Danach soll Oberbürgermeister Jann Jakobs beauftragt werden, den Untersuchungsausschuss „zur Aufklärung der EWP/Stadtwerke Vorgänge als Sonderausschuss“ zu gründen. Der Ausschuss soll mit je einem Mitglied der Fraktionen und einem Mitarbeiter aus dem Rechnungsprüfungsamt besetzt werden. Dem Untersuchungsausschuss sollen alle verfügbaren Gutachten vorgelegt werden, außerdem soll dem Ausschuss „Einblick in die Geschäftsführerverträge und Aufsichtsratsvergütungen gewährt werden“.
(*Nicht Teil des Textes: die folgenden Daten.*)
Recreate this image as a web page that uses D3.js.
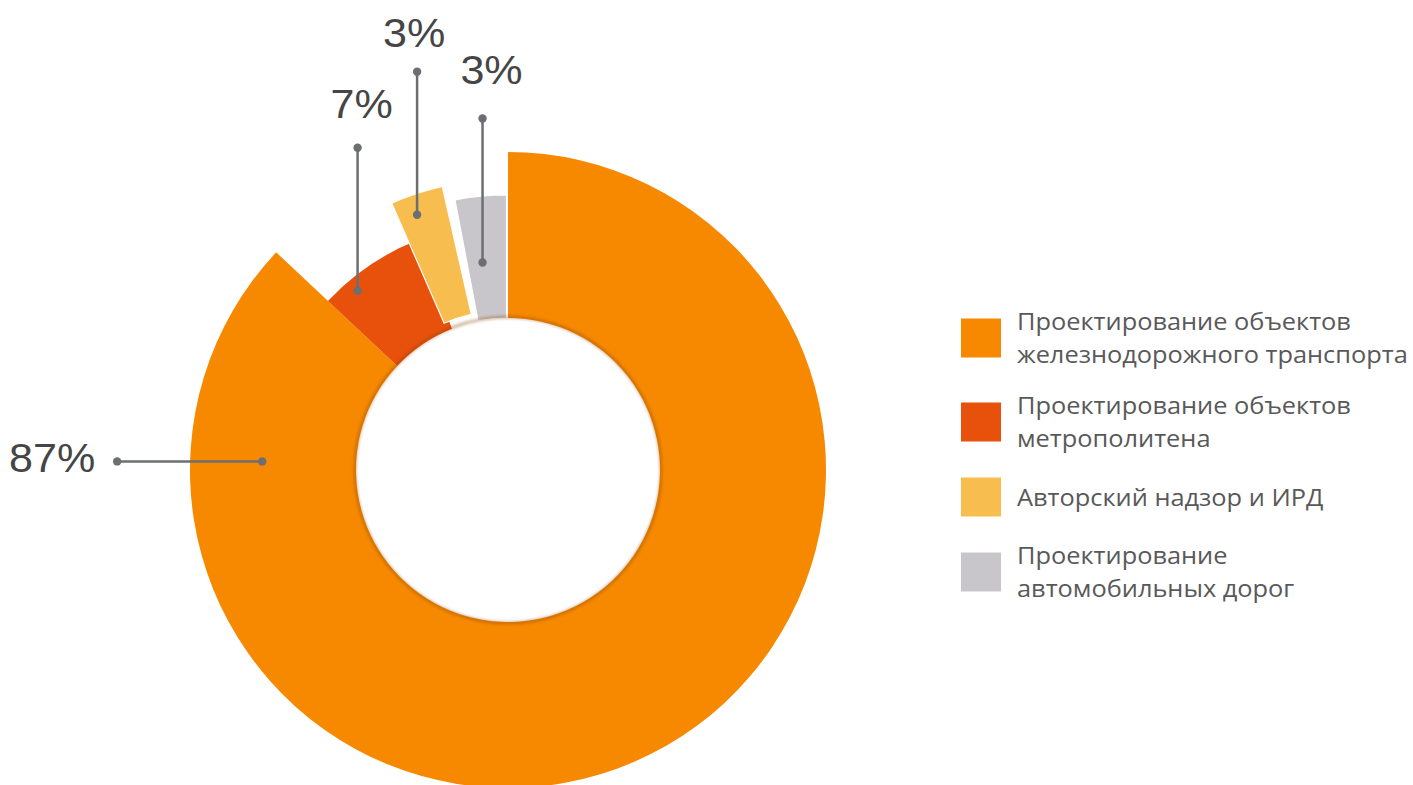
<!DOCTYPE html>
<html>
<head>
<meta charset="utf-8">
<script src="https://cdn.jsdelivr.net/npm/d3@7"></script>
<style>
  body { margin: 0; background: #fff; }
</style>
</head>
<body>
<script>
// data
var categories = [
  "Проектирование объектов\nжелезнодорожного транспорта",
  "Проектирование объектов\nметрополитена",
  "Авторский надзор и ИРД",
  "Проектирование\nавтомобильных дорог"
];
var shares = [87, 7, 3, 3];

// styles / layout
var colors = ["#f68900", "#e8510c", "#f8bd4f", "#c8c6ca"];
var width = 1413, height = 785;
var cx = 508, cy = 470, innerR = 152;
var outerR = [318, 247, 283, 275];
// small pulled-out piece: shift + turn (deg)
var explode = [[0, 0, 0], [0, 0, 0], [-3, -7.5, -2], [-1.5, 0, 0]];
// where each leader starts (deg from 12 o'clock, radius), direction and length
var leaders = [
  {a: 272, r: 246, dir: "left", len: 145, dx: -22, dy: 11},
  {a: 320, r: 234, dir: "up", len: 143, dx: 4, dy: -30},
  {a: 340.4, r: 271, dir: "up", len: 143, dx: -3, dy: -25},
  {a: 353, r: 209, dir: "up", len: 144, dx: 9, dy: -35}
];
var legendX = 961, legendTextX = 1017, legendY = [338, 422, 497, 572];

var svg = d3.select("body").append("svg")
  .attr("width", width)
  .attr("height", height);

var defs = svg.append("defs");
defs.append("filter").attr("id", "soft")
  .attr("x", "-20%").attr("y", "-20%").attr("width", "140%").attr("height", "140%")
  .append("feGaussianBlur").attr("stdDeviation", 1.6);

var pie = d3.pie().sort(null).value(function(d) { return d; });
var arcs = pie(shares);

var ring = svg.append("g").attr("transform", "translate(" + cx + "," + cy + ")");

ring.selectAll("path.slice")
  .data(arcs)
  .enter().append("path")
  .attr("class", "slice")
  .attr("transform", function(d, i) {
    return "translate(" + explode[i][0] + "," + explode[i][1] + ") rotate(" + explode[i][2] + ")";
  })
  .attr("d", function(d, i) {
    return d3.arc().innerRadius(innerR).outerRadius(outerR[i])(d);
  })
  .attr("fill", function(d, i) { return colors[i]; })
  .attr("stroke", function(d, i) { return i >= 2 ? "#fff" : "none"; })
  .attr("stroke-width", 1.2);

// soft dark rim round the hole
ring.append("circle")
  .attr("r", innerR + 1)
  .attr("fill", "none")
  .attr("stroke", "#8a4300")
  .attr("stroke-width", 2.5)
  .attr("opacity", 0.45)
  .attr("filter", "url(#soft)");

// leader lines + labels
function polar(deg, r) {
  var a = deg * Math.PI / 180;
  return [cx + r * Math.sin(a), cy - r * Math.cos(a)];
}

var lab = svg.append("g");
leaders.forEach(function(l, i) {
  var p = polar(l.a, l.r);
  var q = l.dir == "left" ? [p[0] - l.len, p[1]] : [p[0], p[1] - l.len];
  lab.append("line")
    .attr("x1", p[0]).attr("y1", p[1])
    .attr("x2", q[0]).attr("y2", q[1])
    .attr("stroke", "#6c6e71")
    .attr("stroke-width", 2.5);
  [p, q].forEach(function(pt) {
    lab.append("circle")
      .attr("cx", pt[0]).attr("cy", pt[1])
      .attr("r", 4.2)
      .attr("fill", "#6c6e71");
  });
  var tx = q[0] + l.dx, ty = q[1] + l.dy;
  lab.append("text")
    .attr("transform", "translate(" + tx + "," + ty + ") scale(1.05,1)")
    .attr("text-anchor", l.dir == "left" ? "end" : "middle")
    .attr("font-family", "Liberation Sans, Arial, sans-serif")
    .attr("font-size", 41)
    .attr("fill", "#454545")
    .text(shares[i] + "%");
});

// legend
var legend = svg.append("g");
categories.forEach(function(c, i) {
  var lines = c.split("\n");
  legend.append("rect")
    .attr("x", legendX)
    .attr("y", legendY[i] - 19.5)
    .attr("width", 40)
    .attr("height", 39)
    .attr("fill", colors[i]);
  var t = legend.append("text")
    .attr("transform", "translate(" + legendTextX + ",0) scale(1.08,1)")
    .attr("font-family", "Open Sans, sans-serif")
    .attr("font-size", 23.5)
    .attr("fill", "#595959");
  lines.forEach(function(s, k) {
    t.append("tspan")
      .attr("x", 0)
      .attr("y", legendY[i] + 9 - (lines.length - 1) * 16.5 + k * 33)
      .text(s);
  });
});
</script>
</body>
</html>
Auslöser für den Antrag auf Einsetzung der Untersuchungskommission ist nach Aussage der beiden Bürgerbündnis-Stadtverordneten Wolfhard Kirsch und Ute Bankwitz der bisherige Umgang mit der Filzaffäre. Dazu heißt es in der Begründung für den Antrag: „Die Sponsoren-, Bürgschafts-, Darlehns- und Vorteilsnahmevorgänge der Stadtwerke und EWP werden von den Stadtverordneten gegenwärtig nicht aktiv aufgeklärt, deshalb ist ein Untersuchungsausschuss erforderlich.“ So solle der Ausschuss insbesondere „klären, mit wessen Kenntnis bzw. Billigung die nicht nachvollziehbaren Geschäftsgebahren bei der EWP zustande kamen“.
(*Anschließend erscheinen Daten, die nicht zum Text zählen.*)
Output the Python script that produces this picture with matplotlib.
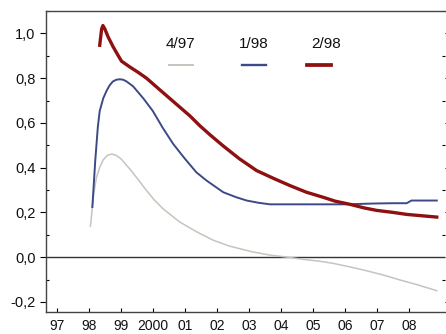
import numpy as np
import matplotlib
matplotlib.use("Agg")
import matplotlib.pyplot as plt
from matplotlib.ticker import FuncFormatter, MultipleLocator

plt.rcParams['font.family'] = ['Liberation Sans', 'DejaVu Sans']

# years since 1900 (97 = 1997)
x_497 = [98.05, 98.15, 98.24, 98.35, 98.45, 98.58, 98.71, 98.85, 99.0, 99.28, 99.55, 99.8, 100.05,
         100.32, 100.84, 101.37, 101.88, 102.4, 103.1, 103.66, 104.2, 104.7, 105.2, 105.64, 106.2,
         106.68, 107.2, 107.72, 108.3, 108.87]
y_497 = [0.138, 0.28, 0.357, 0.405, 0.435, 0.455, 0.461, 0.455, 0.44, 0.394, 0.345, 0.298, 0.255,
         0.216, 0.157, 0.113, 0.076, 0.049, 0.024, 0.009, 0.0, -0.01, -0.018, -0.028, -0.045,
         -0.061, -0.08, -0.102, -0.125, -0.15]

x_198 = [98.11, 98.2, 98.28, 98.34, 98.45, 98.55, 98.65, 98.75, 98.86, 98.97, 99.07, 99.17,
         99.38, 99.7, 100.0, 100.3, 100.63, 101.0, 101.36, 101.68, 102.2, 102.6, 102.93, 103.3,
         103.66, 104.5, 105.5, 106.0, 106.5, 107.0, 107.5, 107.93, 108.08, 108.5, 108.87]
y_198 = [0.224, 0.43, 0.58, 0.653, 0.71, 0.742, 0.768, 0.785, 0.793, 0.795, 0.793, 0.786,
         0.764, 0.71, 0.653, 0.58, 0.507, 0.44, 0.379, 0.342, 0.29, 0.268, 0.253, 0.243,
         0.236, 0.236, 0.236, 0.236, 0.238, 0.24, 0.241, 0.241, 0.253, 0.253, 0.253]

x_298 = [98.34, 98.4, 98.44, 98.5, 98.6, 98.76, 98.9, 99.02, 99.28, 99.55, 99.8, 100.2, 100.74,
         101.16, 101.47, 101.8, 102.19, 102.7, 103.24, 103.8, 104.28, 104.8, 105.31, 105.7,
         106.16, 106.6, 106.99, 107.5, 107.93, 108.4, 108.87]
y_298 = [0.947, 1.02, 1.035, 1.02, 0.985, 0.94, 0.905, 0.876, 0.85, 0.825, 0.80, 0.75, 0.683,
         0.631, 0.587, 0.545, 0.498, 0.44, 0.387, 0.35, 0.32, 0.29, 0.268, 0.25,
         0.236, 0.22, 0.209, 0.20, 0.191, 0.185, 0.179]

years = list(range(97, 109))
year_labels = ["97", "98", "99", "2000", "01", "02", "03", "04", "05", "06", "07", "08"]
legend_labels = ["4/97", "1/98", "2/98"]
colors = ["#c3c6bd", "#3d4a86", "#8e1010"]
widths = [1.1, 1.4, 2.4]

fig = plt.figure(figsize=(4.46, 3.34), dpi=100)
ax = fig.add_axes([0.103, 0.066, 0.895, 0.901])

series = [(x_497, y_497), (x_198, y_198), (x_298, y_298)]
for (xs, ys), c, w in zip(series, colors, widths):
    ax.plot(xs, ys, color=c, lw=w, solid_joinstyle="round")

ax.axhline(0, color="#333333", lw=1.0, zorder=1)

ax.set_xlim(96.66, 109.13)
ax.set_ylim(-0.245, 1.1)
ax.set_xticks(years)
ax.set_xticklabels(year_labels)
ax.yaxis.set_major_locator(MultipleLocator(0.2))
ax.yaxis.set_minor_locator(MultipleLocator(0.1))
ax.yaxis.set_major_formatter(FuncFormatter(lambda v, p: f"{v:.1f}".replace(".", ",")))

ax.tick_params(axis="x", direction="in", length=3, labelsize=10, pad=5, width=0.8, labelcolor="#111111")
ax.tick_params(axis="y", which="major", direction="out", length=4, labelsize=10.5, right=True,
               width=0.8, labelcolor="#111111")
ax.tick_params(axis="y", which="minor", direction="in", length=2, right=True, width=0.8)

for side in ["left", "bottom", "top"]:
    ax.spines[side].set_color("#444444")
    ax.spines[side].set_linewidth(1.0)
ax.spines["right"].set_visible(False)

# legend: label text above a short line sample
text_x = [0.338, 0.521, 0.702]
line_x = [0.338, 0.521, 0.684]
for tx, lx, lab, c, w in zip(text_x, line_x, legend_labels, colors, widths):
    ax.text(tx, 0.889, lab, transform=ax.transAxes, ha="center", va="center", fontsize=11,
            color="#111111")
    ax.plot([lx - 0.03, lx + 0.03], [0.82, 0.82], transform=ax.transAxes, color=c, lw=w + 0.3)

fig.savefig("out.png", dpi=100)
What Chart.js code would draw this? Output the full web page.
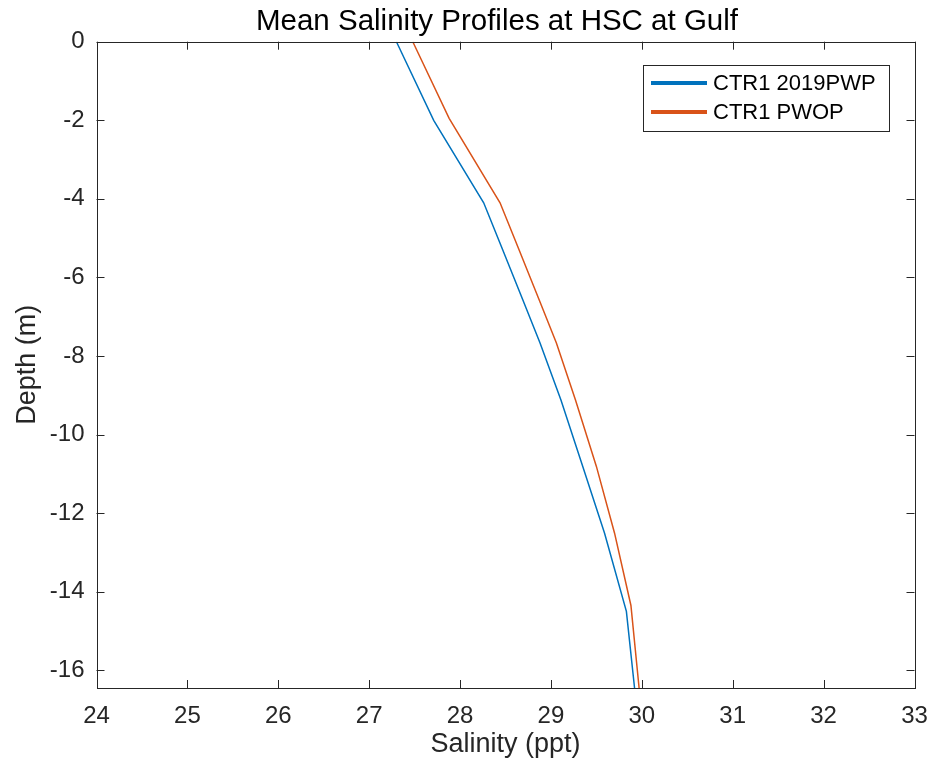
<!DOCTYPE html>
<html>
<head>
<meta charset="utf-8">
<script src="https://cdn.jsdelivr.net/npm/chart.js@4"></script>
<style>
  html, body { margin: 0; padding: 0; background: #fff; }
  #wrap { width: 932px; height: 767px; }
</style>
</head>
<body>
<div id="wrap"><canvas id="salinityChart" width="932" height="767"></canvas></div>
<script>
// Mean salinity profiles
const chartTitle = 'Mean Salinity Profiles at HSC at Gulf';
const seriesNames = ['CTR1 2019PWP', 'CTR1 PWOP'];
const depth2019 = [0, -2, -4.1, -5.3, -6.57, -7.67, -9.12, -10.81, -12.51, -14.5, -16.45];
const salinity2019 = [27.30, 27.71, 28.26, 28.47, 28.69, 28.88, 29.11, 29.35, 29.59, 29.83, 29.92];
const depthPwop = [0, -1.95, -4.1, -5.3, -6.57, -7.67, -9.12, -10.81, -12.51, -14.35, -16.45];
const salinityPwop = [27.48, 27.88, 28.44, 28.65, 28.87, 29.06, 29.27, 29.50, 29.70, 29.88, 29.97];
const xTicks = [24, 25, 26, 27, 28, 29, 30, 31, 32, 33];
const yTicks = [0, -2, -4, -6, -8, -10, -12, -14, -16];

const axisColor = '#262626';
const colors = ['#0072BD', '#D95319'];
const fontFamily = '"Liberation Sans", Arial, sans-serif';

function toPoints(xs, ys) {
    return xs.map((x, i) => ({ x: x, y: ys[i] }));
}

// box round the axes, ticks pointing inwards on all four sides, legend and title
const boxPlugin = {
    id: 'matlabBox',
    afterDatasetsDraw(chart) {
        const { ctx, chartArea: a, scales } = chart;
        const len = 8;
        ctx.save();
        ctx.strokeStyle = axisColor;
        ctx.lineWidth = 1;
        ctx.beginPath();
        xTicks.forEach(v => {
            const px = Math.round(scales.x.getPixelForValue(v)) + 0.5;
            ctx.moveTo(px, a.bottom); ctx.lineTo(px, a.bottom - len);
            ctx.moveTo(px, a.top); ctx.lineTo(px, a.top + len);
        });
        yTicks.forEach(v => {
            const py = Math.round(scales.y.getPixelForValue(v)) + 0.5;
            ctx.moveTo(a.left, py); ctx.lineTo(a.left + len, py);
            ctx.moveTo(a.right, py); ctx.lineTo(a.right - len, py);
        });
        ctx.stroke();
        ctx.strokeRect(Math.round(a.left) + 0.5, Math.round(a.top) + 0.5,
            Math.round(a.right - a.left), Math.round(a.bottom - a.top));

        // title
        ctx.fillStyle = '#000';
        ctx.font = '29.5px ' + fontFamily;
        ctx.textAlign = 'center';
        ctx.textBaseline = 'middle';
        ctx.fillText(chartTitle, 497, 22);

        // legend box, top right inside the axes
        const bx = 643, by = 65, bw = 246, bh = 66;
        ctx.textAlign = 'left';
        ctx.fillStyle = '#fff';
        ctx.fillRect(bx, by, bw, bh);
        ctx.strokeRect(bx + 0.5, by + 0.5, bw, bh);
        ctx.font = '22px ' + fontFamily;
        chart.data.datasets.forEach((ds, i) => {
            const ly = by + 18 + i * 29;
            ctx.strokeStyle = ds.borderColor;
            ctx.lineWidth = 4;
            ctx.beginPath();
            ctx.moveTo(bx + 8, ly); ctx.lineTo(bx + 64, ly);
            ctx.stroke();
            ctx.fillStyle = '#000';
            ctx.fillText(ds.label, bx + 70, ly + 1);
        });
        ctx.restore();
    }
};

new Chart(document.getElementById('salinityChart'), {
    type: 'scatter',
    data: {
        datasets: [
            {
                label: seriesNames[0],
                data: toPoints(salinity2019, depth2019),
                borderColor: colors[0],
                backgroundColor: colors[0],
                showLine: true,
                borderWidth: 1.5,
                pointRadius: 0,
                tension: 0
            },
            {
                label: seriesNames[1],
                data: toPoints(salinityPwop, depthPwop),
                borderColor: colors[1],
                backgroundColor: colors[1],
                showLine: true,
                borderWidth: 1.5,
                pointRadius: 0,
                tension: 0
            }
        ]
    },
    options: {
        responsive: false,
        animation: false,
        layout: { autoPadding: false, padding: { left: 0, right: 17.5, top: 41.7, bottom: 0 } },
        plugins: {
            legend: { display: false },
            tooltip: { enabled: false },
            title: { display: false }
        },
        scales: {
            x: {
                type: 'linear',
                min: 24,
                max: 33,
                afterBuildTicks: s => { s.ticks = xTicks.map(v => ({ value: v })); },
                afterFit: s => { s.height = 79; s.paddingLeft = 0; s.paddingRight = 0; },
                grid: { display: false, drawTicks: false },
                border: { display: false },
                ticks: {
                    color: axisColor,
                    padding: 14,
                    maxRotation: 0,
                    font: { family: fontFamily, size: 24 }
                },
                title: {
                    display: true,
                    text: 'Salinity (ppt)',
                    color: axisColor,
                    font: { family: fontFamily, size: 27 },
                    padding: { top: 0, bottom: 6 }
                }
            },
            y: {
                type: 'linear',
                min: -16.45,
                max: 0,
                afterBuildTicks: s => { s.ticks = yTicks.map(v => ({ value: v })); },
                afterFit: s => { s.width = 96.5; s.paddingTop = 0; s.paddingBottom = 0; },
                grid: { display: false, drawTicks: false },
                border: { display: false },
                ticks: {
                    color: axisColor,
                    padding: 12,
                    font: { family: fontFamily, size: 24 }
                },
                title: {
                    display: true,
                    text: 'Depth (m)',
                    color: axisColor,
                    font: { family: fontFamily, size: 27 },
                    padding: { top: 11, bottom: 0 }
                }
            }
        }
    },
    plugins: [boxPlugin]
});
</script>
</body>
</html>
„Die Stadtverordneten werden ausgeblendet, nicht wirklich involviert in die Aufklärung“, sagte Kirsch mit Blick auf die Überweisung zahlreicher Anträge zur Affäre in den Hauptausschuss, der erst im September wieder tagt. „Wir wollen nicht, dass Gras über die Angelegenheit wächst“, erklärte Bankwitz. Der Hauptausschuss mit seinen vielfältigen Aufgaben sei nicht das Gremium, das eine zügige Aufklärung betreiben könne. Verfehlungen beim Sponsoring gehörten „aufgeklärt – Anhaltspunkte dafür gibt es genug“. Bankwitz: „Wir wollen wissen, was gewesen ist und eine politische Wertung der Vorkommnisse erreichen. Wir wollen Vergangenheitsbewältigung – das ist es etwas anderes, als die Zielsetzung der auf Zukunft ausgerichteten Transparenzkommission.“
Paffhausen war nach einer Spitzelaffäre zurückgetreten; bei der Untersuchung der Sponsoring-Aktivitäten der Stadtwerke waren zahlreiche Ungereimtheiten – unter anderem verdeckte Bürgschaften für den Fußballverein Babelsberg 03 – entdeckt worden, die das gesamte System des Sponsorings in der Stadt infrage stellen. Gegen Paffhausen wird wegen Untreue ermittelt. Zudem soll geprüft werden, ob es Abhängigkeiten zwischen der Tätigkeit in Aufsichtsräten städtischer Unternehmen und dem Engagement in Sportvereinen gibt. Kirsch: „Uns geht es nicht nur um Paffhausen.“
Die Berliner Rechtsanwaltskanzlei Freyschmidt, Frings, Pananis, Venn und Bärlein ist im Auftrag von Jakobs ebenfalls mit der Untersuchung der Vorgänge um die Stadtwerke beauftragt.
Die im Juni eingesetzte städtische Transparenzkommission unter Leitung der Berliner Rechtsanwältin Elke Schaefer traf unterdessen gestern Abend erneut zusammen. Dabei sollte es nach Aussage von Teilnehmern um die Geschäftsordnung, um die Aufnahme von Experten und erste Diskussionen über künftige sogenannte Wohlverhaltensregeln für städtische Unternehmen gehen.